The Bismarck Indian School was one of the 30 off-reservation institutions in the United States run by the BIA. Students from the Fort Berthold, Turtle Mountain and Standing Rock reservations attended between 1908-1937. The school was understaffed, with employees often leaving. Students were reported to have been neglected and physically abused as punishment for running away.
There has never been an official record of the number of children forced to attend Indian boarding schools in the United States. There is also no information available on how many children were abused, died or went missing.
North Dakota State Rep. Lisa Finley-DeVille spoke about the importance of passing this bill because survivors and their families in American Indian communities across the country are still living with the pain caused from the boarding schools.
“The trauma, cultural erasure and loss of identity suffered by our children at these schools continue to attack people and communities to this day,” said DeVille. “Many of the harms and abuse are not limited to the past but persist in the present.”
The biggest question that Indigenous communities in both Canada and the United States continue to ask is what happened to all the children who went missing or died at the hands of these schools. “It is beyond time to bring our children home,” DeVille said.
Walking For Our Relatives brought together people locally and across the state. Nearly everyone wore orange Every Child Matters t-shirts, with some carrying signs advocating for change throughout the walk.
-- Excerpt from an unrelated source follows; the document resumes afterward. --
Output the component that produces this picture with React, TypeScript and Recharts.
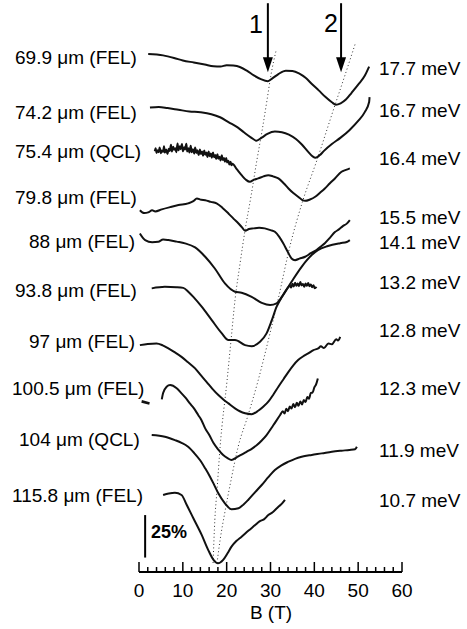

“This walk creates a space where we can build community, and come together for collective healing,” said Moniz. “That’s a responsibility that we have as an Indigenous people to care for our relatives. That begins by us coming together. All nations, all lived experiences, all walks of life – this impacts us all.”
Walking for Our Relatives celebrated Indigenous resiliency, strength and beauty. Moniz hopes the impact of the event will empower folks to create a better future.
“We want to blanket and cover our people with that memory and knowledge that all of our relatives are protecting us, whether we see them or not,” Moniz said.